Is video streaming only for people with a 20/20 vision?

Janus Åhlander Olsen | 3 March 2021

Streaming your favorite video on multiple platforms, like your TV, mobile device, or computer, is how most people watch this type of media today. A complex matrix of screen sizes, screen resolutions, and different touch interfaces, like a simple remote, a touchpad, or finger touch and swipe, set high requirements of navigational patterns in apps.

Add some visual impairments on top of this, and you figure out that product interface design is not just a matter of building a good-looking UI with nice buttons and fresh colors; you need to take it a step further. 

At least 2.2 billion people have a vision impairment or blindness, according to WHOs World Report on Vision from 2019[1]. That is approx. 30% of the world. Do you want to exclude them from using your product?

Defining strong personas is a way to address your target users, but when building streaming apps, your target should be wide and allow all types of users to use the product as widely as possible. Specialized apps can benefit from using personas, but I want to challenge this in the streaming area, as you risk excluding types of people by leaning too much against your narrow persona definitions.

So how do you make an inclusive app design?
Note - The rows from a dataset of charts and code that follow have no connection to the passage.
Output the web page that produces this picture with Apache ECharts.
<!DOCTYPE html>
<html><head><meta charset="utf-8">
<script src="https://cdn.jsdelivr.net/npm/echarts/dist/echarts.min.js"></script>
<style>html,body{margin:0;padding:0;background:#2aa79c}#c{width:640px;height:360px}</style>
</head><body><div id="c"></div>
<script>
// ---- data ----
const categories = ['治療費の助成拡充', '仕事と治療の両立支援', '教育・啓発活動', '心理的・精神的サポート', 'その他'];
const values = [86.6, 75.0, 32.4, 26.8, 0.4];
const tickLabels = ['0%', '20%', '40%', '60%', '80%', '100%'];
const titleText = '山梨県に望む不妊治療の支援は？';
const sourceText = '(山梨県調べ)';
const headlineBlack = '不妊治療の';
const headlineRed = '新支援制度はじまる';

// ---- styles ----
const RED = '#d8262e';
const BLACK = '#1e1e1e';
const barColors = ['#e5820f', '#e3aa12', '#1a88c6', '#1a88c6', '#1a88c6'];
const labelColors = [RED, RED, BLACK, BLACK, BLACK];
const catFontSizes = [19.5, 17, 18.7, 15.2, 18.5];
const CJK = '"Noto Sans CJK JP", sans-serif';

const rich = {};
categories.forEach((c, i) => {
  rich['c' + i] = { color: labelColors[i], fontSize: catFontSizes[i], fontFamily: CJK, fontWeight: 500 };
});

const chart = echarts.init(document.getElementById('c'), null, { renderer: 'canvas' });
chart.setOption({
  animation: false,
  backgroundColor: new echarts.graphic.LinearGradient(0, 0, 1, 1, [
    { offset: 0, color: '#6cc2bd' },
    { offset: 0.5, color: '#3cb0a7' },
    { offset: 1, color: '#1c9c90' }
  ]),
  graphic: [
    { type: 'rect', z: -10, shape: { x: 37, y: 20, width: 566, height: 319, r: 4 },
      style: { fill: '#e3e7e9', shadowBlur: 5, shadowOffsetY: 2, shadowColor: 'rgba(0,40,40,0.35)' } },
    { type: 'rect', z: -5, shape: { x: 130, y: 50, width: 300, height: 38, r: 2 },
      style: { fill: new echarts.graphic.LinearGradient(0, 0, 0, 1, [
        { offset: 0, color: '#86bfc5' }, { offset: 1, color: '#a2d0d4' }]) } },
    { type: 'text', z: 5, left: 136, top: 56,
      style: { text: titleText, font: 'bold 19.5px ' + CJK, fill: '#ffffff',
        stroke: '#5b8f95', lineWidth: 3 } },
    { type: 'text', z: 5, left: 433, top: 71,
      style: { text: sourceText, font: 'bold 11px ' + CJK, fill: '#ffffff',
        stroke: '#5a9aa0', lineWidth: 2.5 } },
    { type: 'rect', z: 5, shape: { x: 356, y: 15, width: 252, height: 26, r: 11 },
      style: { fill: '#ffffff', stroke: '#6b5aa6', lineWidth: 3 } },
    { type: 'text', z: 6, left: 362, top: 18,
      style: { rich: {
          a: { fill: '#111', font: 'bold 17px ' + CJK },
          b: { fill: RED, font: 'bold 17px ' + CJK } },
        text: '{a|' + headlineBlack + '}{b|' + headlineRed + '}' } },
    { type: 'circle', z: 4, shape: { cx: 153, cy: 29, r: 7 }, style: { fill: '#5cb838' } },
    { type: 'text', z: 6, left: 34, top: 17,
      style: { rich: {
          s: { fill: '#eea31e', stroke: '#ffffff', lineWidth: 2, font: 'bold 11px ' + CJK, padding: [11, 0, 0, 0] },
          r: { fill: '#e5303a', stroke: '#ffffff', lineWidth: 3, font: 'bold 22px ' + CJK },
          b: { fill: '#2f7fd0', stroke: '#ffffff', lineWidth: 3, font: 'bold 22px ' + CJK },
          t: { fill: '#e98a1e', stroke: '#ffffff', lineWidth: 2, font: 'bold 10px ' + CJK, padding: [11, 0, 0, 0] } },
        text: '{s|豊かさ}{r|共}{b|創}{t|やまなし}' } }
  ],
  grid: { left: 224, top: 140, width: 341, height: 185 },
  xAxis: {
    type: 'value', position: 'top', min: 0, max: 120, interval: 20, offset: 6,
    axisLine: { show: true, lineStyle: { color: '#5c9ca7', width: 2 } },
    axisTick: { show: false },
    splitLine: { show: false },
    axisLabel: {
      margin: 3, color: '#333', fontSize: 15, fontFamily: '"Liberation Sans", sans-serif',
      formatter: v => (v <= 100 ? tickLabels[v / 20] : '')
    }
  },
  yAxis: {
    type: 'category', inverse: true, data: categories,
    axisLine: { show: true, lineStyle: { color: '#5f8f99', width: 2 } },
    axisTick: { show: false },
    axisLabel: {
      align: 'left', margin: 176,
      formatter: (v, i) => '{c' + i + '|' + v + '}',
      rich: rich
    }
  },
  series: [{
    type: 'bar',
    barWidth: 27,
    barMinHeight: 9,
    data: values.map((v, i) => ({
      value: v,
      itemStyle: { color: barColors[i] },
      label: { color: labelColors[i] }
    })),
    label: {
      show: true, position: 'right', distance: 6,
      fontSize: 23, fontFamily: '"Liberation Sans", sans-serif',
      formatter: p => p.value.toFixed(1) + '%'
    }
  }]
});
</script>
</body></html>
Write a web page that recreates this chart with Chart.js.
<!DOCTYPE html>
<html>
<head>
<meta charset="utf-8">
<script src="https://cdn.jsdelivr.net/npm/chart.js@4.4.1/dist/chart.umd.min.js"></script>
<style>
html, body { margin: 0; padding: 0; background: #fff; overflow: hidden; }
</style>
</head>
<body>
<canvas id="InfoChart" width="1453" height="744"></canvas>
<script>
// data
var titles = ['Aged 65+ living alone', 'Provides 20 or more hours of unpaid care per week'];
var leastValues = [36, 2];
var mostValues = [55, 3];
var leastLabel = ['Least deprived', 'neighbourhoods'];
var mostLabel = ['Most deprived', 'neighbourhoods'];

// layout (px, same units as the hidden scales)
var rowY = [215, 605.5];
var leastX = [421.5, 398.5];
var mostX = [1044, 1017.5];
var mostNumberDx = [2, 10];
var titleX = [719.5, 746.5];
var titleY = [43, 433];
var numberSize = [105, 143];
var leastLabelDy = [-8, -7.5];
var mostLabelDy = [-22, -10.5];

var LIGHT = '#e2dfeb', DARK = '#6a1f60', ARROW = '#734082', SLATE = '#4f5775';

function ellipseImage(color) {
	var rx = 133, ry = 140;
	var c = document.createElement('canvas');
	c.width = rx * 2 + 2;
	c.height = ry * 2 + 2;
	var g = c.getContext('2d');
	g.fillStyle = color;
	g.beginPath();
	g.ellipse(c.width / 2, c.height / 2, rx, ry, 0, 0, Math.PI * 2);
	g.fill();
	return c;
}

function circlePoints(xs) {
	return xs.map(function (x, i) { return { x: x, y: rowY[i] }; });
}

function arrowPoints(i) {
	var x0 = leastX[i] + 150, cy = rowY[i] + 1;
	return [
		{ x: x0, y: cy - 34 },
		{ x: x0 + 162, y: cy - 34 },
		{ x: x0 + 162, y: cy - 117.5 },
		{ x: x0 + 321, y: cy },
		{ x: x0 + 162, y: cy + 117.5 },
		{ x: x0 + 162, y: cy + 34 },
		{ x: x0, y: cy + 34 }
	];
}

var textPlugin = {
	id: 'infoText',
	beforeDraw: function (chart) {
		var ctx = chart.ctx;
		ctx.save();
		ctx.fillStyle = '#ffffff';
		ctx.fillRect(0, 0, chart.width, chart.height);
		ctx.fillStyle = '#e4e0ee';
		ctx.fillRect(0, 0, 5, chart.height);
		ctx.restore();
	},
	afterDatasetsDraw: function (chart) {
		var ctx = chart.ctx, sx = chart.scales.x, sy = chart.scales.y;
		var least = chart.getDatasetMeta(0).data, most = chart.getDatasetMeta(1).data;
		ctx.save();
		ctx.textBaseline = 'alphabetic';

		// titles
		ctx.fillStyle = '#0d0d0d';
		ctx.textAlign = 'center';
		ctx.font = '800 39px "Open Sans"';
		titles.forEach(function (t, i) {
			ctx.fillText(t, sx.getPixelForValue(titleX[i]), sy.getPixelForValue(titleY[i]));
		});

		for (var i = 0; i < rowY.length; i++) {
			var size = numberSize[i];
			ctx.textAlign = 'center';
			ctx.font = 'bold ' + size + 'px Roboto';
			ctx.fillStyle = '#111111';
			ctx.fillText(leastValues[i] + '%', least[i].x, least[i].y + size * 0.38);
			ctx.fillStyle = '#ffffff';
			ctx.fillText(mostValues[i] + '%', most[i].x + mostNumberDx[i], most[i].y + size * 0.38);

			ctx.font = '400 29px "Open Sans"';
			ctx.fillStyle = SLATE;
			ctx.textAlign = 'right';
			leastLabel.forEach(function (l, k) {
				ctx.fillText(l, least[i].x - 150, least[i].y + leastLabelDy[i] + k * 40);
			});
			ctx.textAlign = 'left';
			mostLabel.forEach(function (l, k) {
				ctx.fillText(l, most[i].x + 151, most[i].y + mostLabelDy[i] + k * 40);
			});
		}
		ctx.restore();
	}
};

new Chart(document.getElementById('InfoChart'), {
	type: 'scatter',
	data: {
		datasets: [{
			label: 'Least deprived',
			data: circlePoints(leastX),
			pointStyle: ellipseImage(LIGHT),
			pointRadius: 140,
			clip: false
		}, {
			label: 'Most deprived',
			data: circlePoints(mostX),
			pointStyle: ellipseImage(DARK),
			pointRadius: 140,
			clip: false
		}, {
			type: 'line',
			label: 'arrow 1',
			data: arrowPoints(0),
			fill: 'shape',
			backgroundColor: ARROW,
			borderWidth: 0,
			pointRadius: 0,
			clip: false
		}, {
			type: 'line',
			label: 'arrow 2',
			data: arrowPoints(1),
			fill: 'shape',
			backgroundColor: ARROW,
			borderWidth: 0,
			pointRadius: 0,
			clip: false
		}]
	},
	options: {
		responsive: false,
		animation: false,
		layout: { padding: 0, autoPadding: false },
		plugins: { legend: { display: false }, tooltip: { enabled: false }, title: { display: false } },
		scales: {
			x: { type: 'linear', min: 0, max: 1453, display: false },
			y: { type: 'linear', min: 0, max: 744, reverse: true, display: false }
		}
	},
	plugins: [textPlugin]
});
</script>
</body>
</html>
Every platform has its individual challenges but can be boiled down to a few headlines. I will touch on the first two in this article.

Size matters, as well as contrast. Tiny buttons with a low contrast make it hard or even impossible for users with visual impairments to use the system. But also, people with normal vision will spend more time getting an overview, navigating the platform, and even miss out on important information. I have always been a fan of a simple and (buzzword alert) intuitive interface - big clear buttons with a descriptive label. Building a design for streaming apps is not about overwhelming the user with animations and unnecessary clutter; it is about shortening the journey and guiding the user so they don’t waste valuable time on the path to finding the next video. Use the W3 WCAG[2] (Web Content Accessibility Guidelines) guidelines to get started if you, like me, are passionate about building design for all people.

Use common sense. Can it really be that simple? Yes! Ever tried to sit with your phone or your laptop in the summer sun and not be able to see anything on it? Or standing further away from your TV, finding out that your eyes are not perfect anymore and everything is a little blurred, and what the heck is in focus on the TV app right now?

A study by Der-Song Lee from the Oriental Institute of Technology shows that the optimal distance to sit from your TV is 3 - 4 times the screen´s width[3]. So when you design the interface, look at it on a TV from the recommended distance and then see how it looks like if moving two steps further away. Is it still easily readable?

The same goes for your mobile device. Stretch your arm. Can you still easily navigate? What if you are on the train with the light constantly changing and small vibrations in the seat make it a little more challenging to read small text and hit the action areas, like buttons and input fields. Expanding the touch area around a button can be a way to help the user without compromising the design.

Remember to experience your design in a real or at least simulated real situation and use all the great guides and tools that are out there to make your design usable for all people.